Why Disciplinary Definitions Matter
If applied linguistics is definable by the technical dimension of experience, its main task is to design, devise and plan solutions to large-scale, or potentially large-scale, pervasive language problems. How to devise these solutions has depended, historically, on whether one stresses the technical means (as in designs inspired by modernism) or emphasizes the technical ends or purposes (as in plans that are mindful of postmodernist considerations). One’s proposed solution, the design, carries the baggage, as it were, of the sometimes difficult choices between these opposites. Whether one adopts a modernist or a postmodernist approach to the design of an applied linguistic solution to a language problem therefore directly affects the expectations one has for the grounding of this solution, or for its impact on society. Having a clearer idea of what you are about in designing a solution to a large-scale language problem of course makes the plan more deliberate and thoughtful. It also opens up the possibility of the language intervention being shaped according to the requirements or principles of such design, which are the topic of discussion in the next chapter.
But there is a further reason why disciplinary definitions matter. It should be clear by now that the modal delimitation of linguistics and applied linguistics, as a focus on, respectively, the lingual and technical modalities of experience, militates against a relatively simplistic (though apparently enduring) view that claims that there is some conceptual continuity between them, as is unfortunately evident even in the most recent discussions, including instances of that debate in one of the most influential journals in the field. Furthermore, such delimitation of the field of applied linguistics not only makes it possible to conceive of it as a separate discipline, distinct from linguistics, but also, if it is viewed as a multi- or inter-disciplinary undertaking, what its angle and purpose of engagement with other disciplines is likely to be: the design of a language intervention. That is a sufficiently practical and laudable purpose for applied linguistics to have, since that means that its concern is to alleviate, to engage with instances where there is disadvantage, and to attempt to assist in developing language where this is crucial for human existence. For applied linguistics not to be viewed as an extension of linguistics is therefore no risk at all, except for a loss of the modernist bias that has undermined its foundations from the beginning, and has resulted in a name that is itself contestable, if taken at face value and given a naive or intuitive interpretation.

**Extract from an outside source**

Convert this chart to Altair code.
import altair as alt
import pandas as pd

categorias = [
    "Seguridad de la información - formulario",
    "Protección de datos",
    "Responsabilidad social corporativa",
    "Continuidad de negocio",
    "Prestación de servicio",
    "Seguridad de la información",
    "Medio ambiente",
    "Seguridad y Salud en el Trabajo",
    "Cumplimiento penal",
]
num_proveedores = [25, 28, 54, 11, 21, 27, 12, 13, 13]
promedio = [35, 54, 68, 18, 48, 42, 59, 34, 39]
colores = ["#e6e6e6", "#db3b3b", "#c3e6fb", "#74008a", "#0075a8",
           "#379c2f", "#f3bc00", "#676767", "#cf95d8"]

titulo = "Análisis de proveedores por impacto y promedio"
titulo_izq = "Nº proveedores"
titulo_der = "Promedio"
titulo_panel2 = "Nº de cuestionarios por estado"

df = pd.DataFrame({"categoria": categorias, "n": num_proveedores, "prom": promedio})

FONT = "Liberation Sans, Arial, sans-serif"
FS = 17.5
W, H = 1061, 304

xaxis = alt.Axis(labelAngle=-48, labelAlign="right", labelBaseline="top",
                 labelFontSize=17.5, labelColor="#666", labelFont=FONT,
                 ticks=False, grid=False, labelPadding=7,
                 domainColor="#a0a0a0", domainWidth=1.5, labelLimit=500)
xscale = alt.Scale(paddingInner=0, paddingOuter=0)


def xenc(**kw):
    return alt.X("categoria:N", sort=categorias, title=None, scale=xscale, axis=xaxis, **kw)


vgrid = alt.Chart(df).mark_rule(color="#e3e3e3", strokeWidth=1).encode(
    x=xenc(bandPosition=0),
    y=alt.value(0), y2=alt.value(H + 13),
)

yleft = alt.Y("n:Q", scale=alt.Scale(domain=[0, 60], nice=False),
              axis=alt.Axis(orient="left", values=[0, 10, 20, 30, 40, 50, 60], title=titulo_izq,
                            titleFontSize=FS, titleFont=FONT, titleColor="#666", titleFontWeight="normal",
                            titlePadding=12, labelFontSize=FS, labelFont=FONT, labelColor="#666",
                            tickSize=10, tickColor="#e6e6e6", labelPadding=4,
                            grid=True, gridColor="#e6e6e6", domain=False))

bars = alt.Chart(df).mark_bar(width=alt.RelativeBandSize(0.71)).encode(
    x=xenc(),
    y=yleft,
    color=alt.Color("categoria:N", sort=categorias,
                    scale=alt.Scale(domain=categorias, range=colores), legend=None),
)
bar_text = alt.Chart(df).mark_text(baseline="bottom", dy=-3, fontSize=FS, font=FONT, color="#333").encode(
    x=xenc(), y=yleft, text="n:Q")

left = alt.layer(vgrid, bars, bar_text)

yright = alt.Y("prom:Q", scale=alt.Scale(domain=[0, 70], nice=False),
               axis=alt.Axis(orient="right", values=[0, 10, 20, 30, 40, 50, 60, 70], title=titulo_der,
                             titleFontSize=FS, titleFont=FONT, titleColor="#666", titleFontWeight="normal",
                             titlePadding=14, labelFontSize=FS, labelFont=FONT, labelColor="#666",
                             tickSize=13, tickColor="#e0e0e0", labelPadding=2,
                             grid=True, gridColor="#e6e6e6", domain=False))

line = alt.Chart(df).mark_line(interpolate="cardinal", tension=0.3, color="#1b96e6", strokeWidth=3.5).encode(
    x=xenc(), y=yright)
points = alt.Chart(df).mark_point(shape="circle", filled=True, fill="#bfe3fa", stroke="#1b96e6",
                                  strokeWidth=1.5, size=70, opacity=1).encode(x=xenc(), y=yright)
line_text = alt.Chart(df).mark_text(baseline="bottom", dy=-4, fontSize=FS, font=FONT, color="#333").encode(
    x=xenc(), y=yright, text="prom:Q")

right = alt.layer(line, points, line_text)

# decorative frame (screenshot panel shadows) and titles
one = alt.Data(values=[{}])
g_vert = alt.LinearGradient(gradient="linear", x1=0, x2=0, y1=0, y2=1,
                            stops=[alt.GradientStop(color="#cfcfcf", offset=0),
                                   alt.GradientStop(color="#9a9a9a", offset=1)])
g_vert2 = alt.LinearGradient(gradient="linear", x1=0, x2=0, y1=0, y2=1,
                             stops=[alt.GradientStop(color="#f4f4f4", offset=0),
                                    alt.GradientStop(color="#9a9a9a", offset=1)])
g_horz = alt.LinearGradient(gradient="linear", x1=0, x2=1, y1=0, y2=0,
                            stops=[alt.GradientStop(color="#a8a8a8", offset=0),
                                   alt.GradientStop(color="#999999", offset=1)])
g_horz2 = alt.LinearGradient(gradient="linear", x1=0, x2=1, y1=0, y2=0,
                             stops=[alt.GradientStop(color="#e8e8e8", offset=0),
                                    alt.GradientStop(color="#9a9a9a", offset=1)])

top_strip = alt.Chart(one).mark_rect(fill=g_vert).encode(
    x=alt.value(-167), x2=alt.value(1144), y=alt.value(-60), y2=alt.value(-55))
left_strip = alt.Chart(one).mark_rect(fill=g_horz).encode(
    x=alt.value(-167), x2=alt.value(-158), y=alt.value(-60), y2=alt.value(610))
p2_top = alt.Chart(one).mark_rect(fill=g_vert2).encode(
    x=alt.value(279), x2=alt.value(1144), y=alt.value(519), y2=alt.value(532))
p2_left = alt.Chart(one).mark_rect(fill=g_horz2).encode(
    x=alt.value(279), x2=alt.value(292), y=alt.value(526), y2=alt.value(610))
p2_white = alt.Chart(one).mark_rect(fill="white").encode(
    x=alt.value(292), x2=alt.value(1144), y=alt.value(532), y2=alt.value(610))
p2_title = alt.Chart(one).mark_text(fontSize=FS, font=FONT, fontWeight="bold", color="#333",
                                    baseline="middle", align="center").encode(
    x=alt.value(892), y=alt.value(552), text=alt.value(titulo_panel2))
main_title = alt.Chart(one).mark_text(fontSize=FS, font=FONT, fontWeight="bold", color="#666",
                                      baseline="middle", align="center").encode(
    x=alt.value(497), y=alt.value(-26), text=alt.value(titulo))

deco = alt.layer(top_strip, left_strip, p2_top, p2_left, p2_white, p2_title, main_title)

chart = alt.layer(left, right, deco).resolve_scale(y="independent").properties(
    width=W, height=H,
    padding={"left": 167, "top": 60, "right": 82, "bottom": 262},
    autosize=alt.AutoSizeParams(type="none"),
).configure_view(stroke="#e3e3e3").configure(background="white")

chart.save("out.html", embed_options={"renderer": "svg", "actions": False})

There is no doubt that applied linguistics will continue to be faced with the impossible paradigmatic choice that Cook (2015) refers to. That it amounts to a choice between a technocratic and modernist, or a revolutionary and postmodernist direction for the field is something that applied linguists should accept. Paradigm contestation is not going to disappear, but an understanding of how the field can be defined can at least serve to alert us to its pitfalls. Whether we are seasoned professionals or new entrants into the field, we can then make informed choices, and ones that align with our own professional approach (Paltridge 2014). Debates such as the ones discussed here are ultimately only useful and relevant if they make us more aware professionally. What is more, paradigm choice and disciplinary awareness are central in avoiding becoming a victim of intellectual fashion.